--- START DATA ---

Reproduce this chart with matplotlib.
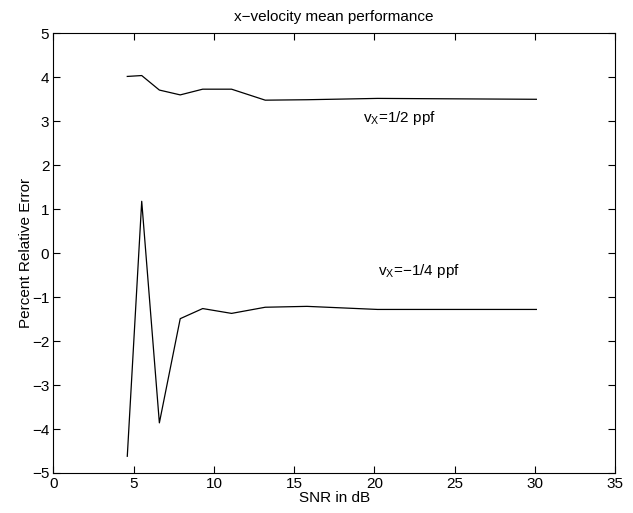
import matplotlib
matplotlib.use("Agg")
import matplotlib.pyplot as plt

plt.rcParams["font.family"] = ["Liberation Sans", "DejaVu Sans"]
plt.rcParams["font.size"] = 11

snr_db = [4.6, 5.5, 6.6, 7.9, 9.3, 11.1, 13.2, 15.8, 20.2, 25.2, 30.1]
err_half = [4.02, 4.04, 3.71, 3.60, 3.73, 3.73, 3.48, 3.49, 3.52, 3.51, 3.50]
err_quarter = [-4.62, 1.18, -3.86, -1.49, -1.26, -1.37, -1.23, -1.21, -1.28, -1.28, -1.28]

fig = plt.figure(figsize=(6.33, 5.13), dpi=100)
ax = fig.add_axes([0.0845, 0.078, 0.887, 0.857])

ax.plot(snr_db, err_half, color="black", linewidth=0.9)
ax.plot(snr_db, err_quarter, color="black", linewidth=0.9)

ax.text(19.3, 2.98, r"$\mathregular{v_X}$=1/2 ppf", fontsize=11)
ax.text(20.2, -0.5, "$\\mathregular{v_X}$=\u22121/4 ppf", fontsize=11)

ax.set_xlim(0, 35)
ax.set_ylim(-5, 5)
ax.set_xticks(range(0, 36, 5))
ax.set_yticks(range(-5, 6))
ax.tick_params(direction="in", length=5, width=0.8, top=True, right=True,
               labelsize=11, pad=3)
for s in ax.spines.values():
    s.set_linewidth(0.8)

ax.set_title("x\u2212velocity mean performance", fontsize=11, pad=9)
ax.set_xlabel("SNR in dB", fontsize=11, labelpad=0)
ax.set_ylabel("Percent Relative Error", fontsize=11)
ax.yaxis.set_label_coords(-0.037, 0.5)

fig.savefig("out.png", dpi=100)
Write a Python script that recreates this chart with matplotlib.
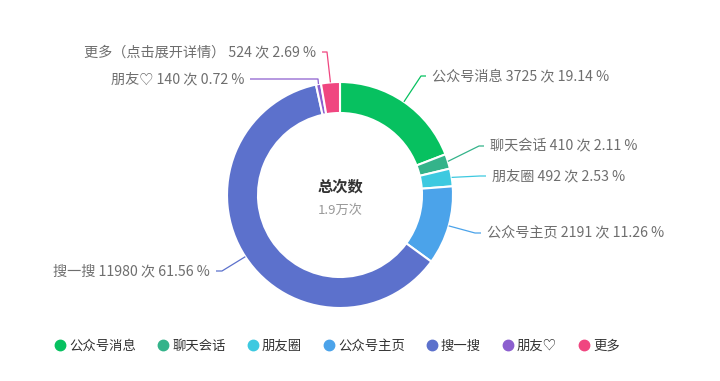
import numpy as np
import matplotlib.pyplot as plt
from matplotlib.lines import Line2D

plt.rcParams['font.family'] = ['Noto Sans CJK SC', 'DejaVu Sans']

# data
names = ['公众号消息', '聊天会话', '朋友圈', '公众号主页', '搜一搜', '朋友♡', '更多']
label_names = ['公众号消息', '聊天会话', '朋友圈', '公众号主页', '搜一搜', '朋友♡', '更多（点击展开详情）']
counts = [3725, 410, 492, 2191, 11980, 140, 524]
colors = ['#07c160', '#34b38a', '#3dc9e0', '#4ba3ea', '#5c71cc', '#8c5fcf', '#f04680']
center_title = '总次数'
center_value = '1.9万次'

W, H = 720, 381
fig = plt.figure(figsize=(W / 100, H / 100), dpi=100)
ax = fig.add_axes([0, 0, 1, 1])

cx, cy = 340, H - 195
R, ring = 113, 31

wedges, _ = ax.pie(counts, radius=R, center=(cx, cy), startangle=90, counterclock=False,
                   colors=colors, wedgeprops=dict(width=ring, edgecolor='white', linewidth=1.5))
ax.set_xlim(0, W)
ax.set_ylim(0, H)
ax.set_aspect('equal')
ax.axis('off')

total = sum(counts)
# label layout: (elbow x, elbow y, end x) in image pixels (y down)
layout = [(421, 76, 426), (479, 146, 484), (480, 176, 486), (475, 233, 481),
          (222, 271, 216), (318, 79, 250), (327, 52, 322)]

for w, name, c, col, (ex, ey, tx) in zip(wedges, label_names, counts, colors, layout):
    mid = np.deg2rad((w.theta1 + w.theta2) / 2)
    sx = cx + R * np.cos(mid)
    sy = cy + R * np.sin(mid)
    ax.plot([sx, ex, tx], [sy, H - ey, H - ey], color=col, lw=0.9, solid_capstyle='butt')
    right = tx > ex
    txt = f'{name} {c} 次 {c / total * 100:.2f} %'
    ax.text(tx + (6 if right else -6), H - ey, txt, ha='left' if right else 'right',
            va='center', fontsize=10.2, color='#6e6e6e')

ax.text(cx, H - 187, center_title, ha='center', va='center', fontsize=11,
        fontweight='bold', color='#333333')
ax.text(cx, H - 210, center_value, ha='center', va='center', fontsize=9.5, color='#999999')

handles = [Line2D([], [], marker='o', ls='none', markersize=7.5, markerfacecolor=col,
                  markeredgecolor=col) for col in colors]
fig.legend(handles, names, loc='center', bbox_to_anchor=(336 / W, 1 - 346 / H), ncol=7,
           frameon=False, handletextpad=0.1, columnspacing=1.4, handlelength=1.2,
           fontsize=9.6, labelcolor='#333333')

fig.savefig('out.png', dpi=100)
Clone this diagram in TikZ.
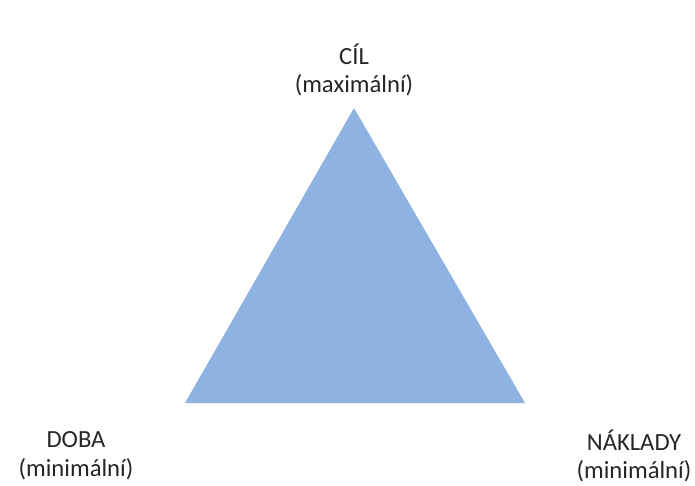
\documentclass[tikz,border=0pt]{standalone}
\usepackage{fontspec}
\setmainfont{Carlito}
\begin{document}
\begin{tikzpicture}[x=0.75pt, y=-0.75pt,
    label/.style={align=center, font=\fontsize{18.5}{21.5}\selectfont, text=black!85, inner sep=0pt}]

    \useasboundingbox (0,0) rectangle (695,485);

    \coordinate (T) at (354,108); % vrchol
    \coordinate (L) at (185,403);
    \coordinate (R) at (525,403);

    % trojúhelník
    \fill[fill={rgb,255:red,142;green,179;blue,226}] (T) -- (L) -- (R) -- cycle;

    % popisky
    \node[label] (cil)     at (354,70)  {CÍL\\(maximální)};
    \node[label] (doba)    at (76,456)  {DOBA\\(minimální)};
    \node[label] (naklady) at (634,456) {NÁKLADY\\(minimální)};

\end{tikzpicture}
\end{document}
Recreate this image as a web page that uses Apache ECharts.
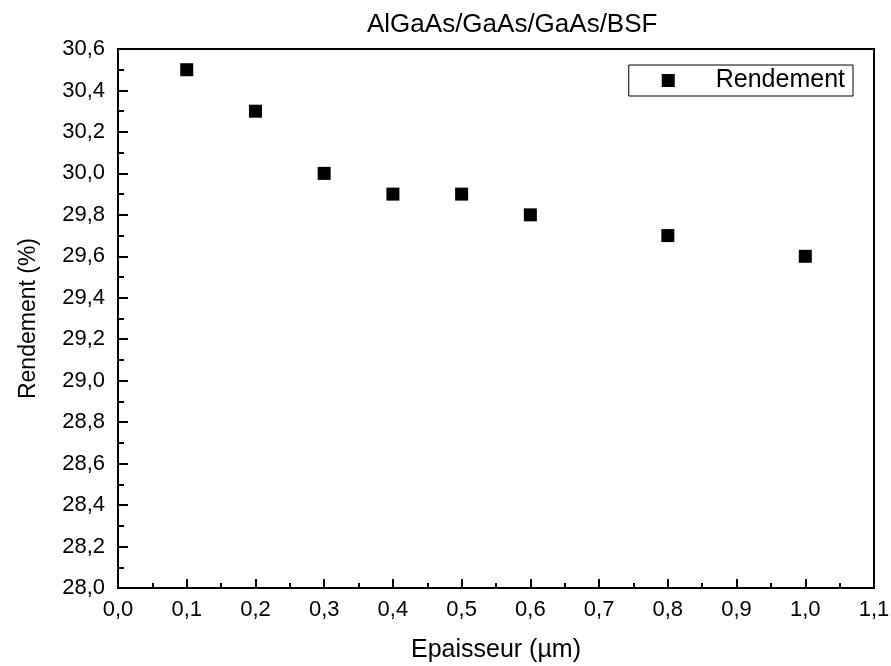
<!DOCTYPE html>
<html>
<head>
<meta charset="utf-8">
<script src="https://cdn.jsdelivr.net/npm/echarts@6/dist/echarts.min.js"></script>
<style>
  html, body { margin: 0; padding: 0; background: #fff; }
  #main { width: 891px; height: 666px; }
</style>
</head>
<body>
<div id="main"></div>
<script>
// epaisseur (µm) et rendement (%)
var epaisseur = [0.1, 0.2, 0.3, 0.4, 0.5, 0.6, 0.8, 1.0];
var rendement = [30.5, 30.3, 30.0, 29.9, 29.9, 29.8, 29.7, 29.6];

var FONT = '"Liberation Sans", Arial, sans-serif';

function virgule(v, d) {
  return v.toFixed(d).replace('.', ',');
}

var myChart = echarts.init(document.getElementById('main'));

var points = epaisseur.map(function (x, i) { return [x, rendement[i]]; });

var option = {
  backgroundColor: '#fff',
  animation: false,
  title: {
    text: 'AlGaAs/GaAs/GaAs/BSF',
    left: 362,
    top: 7,
    textStyle: { fontFamily: FONT, fontSize: 26, fontWeight: 'normal', color: '#000' }
  },
  legend: {
    data: ['Rendement'],
    right: 38,
    top: 65,
    icon: 'rect',
    itemWidth: 13,
    itemHeight: 13,
    padding: [3, 8, 3, 33],
    borderColor: '#000',
    borderWidth: 1,
    textStyle: { fontFamily: FONT, fontSize: 25, color: '#000', padding: [0, 0, 0, 36] }
  },
  grid: {
    left: 118,
    right: 17,
    top: 49,
    bottom: 78,
    outerBoundsMode: 'none',
    containLabel: false,
    show: true,
    borderColor: '#000',
    borderWidth: 2
  },
  xAxis: {
    type: 'value',
    min: 0,
    max: 1.1,
    interval: 0.1,
    name: 'Epaisseur (µm)',
    nameLocation: 'middle',
    nameGap: 50,
    nameTextStyle: { fontFamily: FONT, fontSize: 25, color: '#000' },
    axisLine: { show: true, lineStyle: { color: '#000', width: 2 } },
    axisTick: { show: true, inside: true, length: 9, lineStyle: { color: '#000', width: 2 } },
    minorTick: { show: true, splitNumber: 2, length: 5, lineStyle: { color: '#000', width: 2 } },
    splitLine: { show: false },
    axisLabel: {
      margin: 11,
      fontFamily: FONT,
      fontSize: 22,
      color: '#000',
      formatter: function (v) { return virgule(v, 1); }
    }
  },
  yAxis: {
    type: 'value',
    min: 28.0,
    max: 30.6,
    interval: 0.2,
    name: 'Rendement (%)',
    nameLocation: 'middle',
    nameGap: 78,
    nameTextStyle: { fontFamily: FONT, fontSize: 23, color: '#000' },
    axisLine: { show: true, lineStyle: { color: '#000', width: 2 } },
    axisTick: { show: true, inside: true, length: 10, lineStyle: { color: '#000', width: 2 } },
    minorTick: { show: true, splitNumber: 2, length: 6, lineStyle: { color: '#000', width: 2 } },
    splitLine: { show: false },
    axisLabel: {
      margin: 13,
      fontFamily: FONT,
      fontSize: 22,
      color: '#000',
      formatter: function (v) { return virgule(v, 1); }
    }
  },
  series: [
    {
      name: 'Rendement',
      type: 'scatter',
      symbol: 'rect',
      symbolSize: 13,
      itemStyle: { color: '#000', opacity: 1 },
      data: points
    }
  ]
};
myChart.setOption(option);
</script>
</body>
</html>
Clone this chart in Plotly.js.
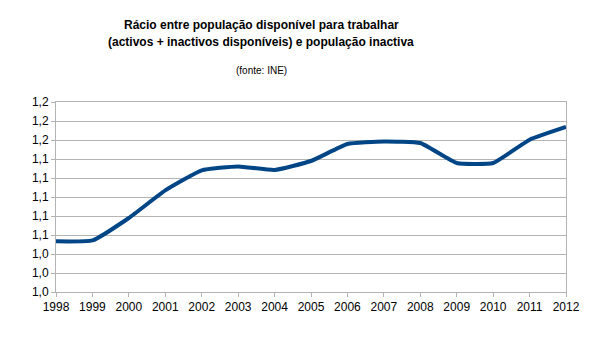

--- END DATA ---

| INSTRUCTIONS TO FOLLOW |
Begin at the first line of the records and please reproduce every line exactly through the one containing "ax = fig.add_axes([0.0845, 0.078, 0.887, 0.857])", leaving all pictures out.

| SOLUTION TO THIS TASK |
Reproduce this chart with matplotlib.
import matplotlib
matplotlib.use("Agg")
import matplotlib.pyplot as plt

plt.rcParams["font.family"] = ["Liberation Sans", "DejaVu Sans"]
plt.rcParams["font.size"] = 11

snr_db = [4.6, 5.5, 6.6, 7.9, 9.3, 11.1, 13.2, 15.8, 20.2, 25.2, 30.1]
err_half = [4.02, 4.04, 3.71, 3.60, 3.73, 3.73, 3.48, 3.49, 3.52, 3.51, 3.50]
err_quarter = [-4.62, 1.18, -3.86, -1.49, -1.26, -1.37, -1.23, -1.21, -1.28, -1.28, -1.28]

fig = plt.figure(figsize=(6.33, 5.13), dpi=100)
ax = fig.add_axes([0.0845, 0.078, 0.887, 0.857])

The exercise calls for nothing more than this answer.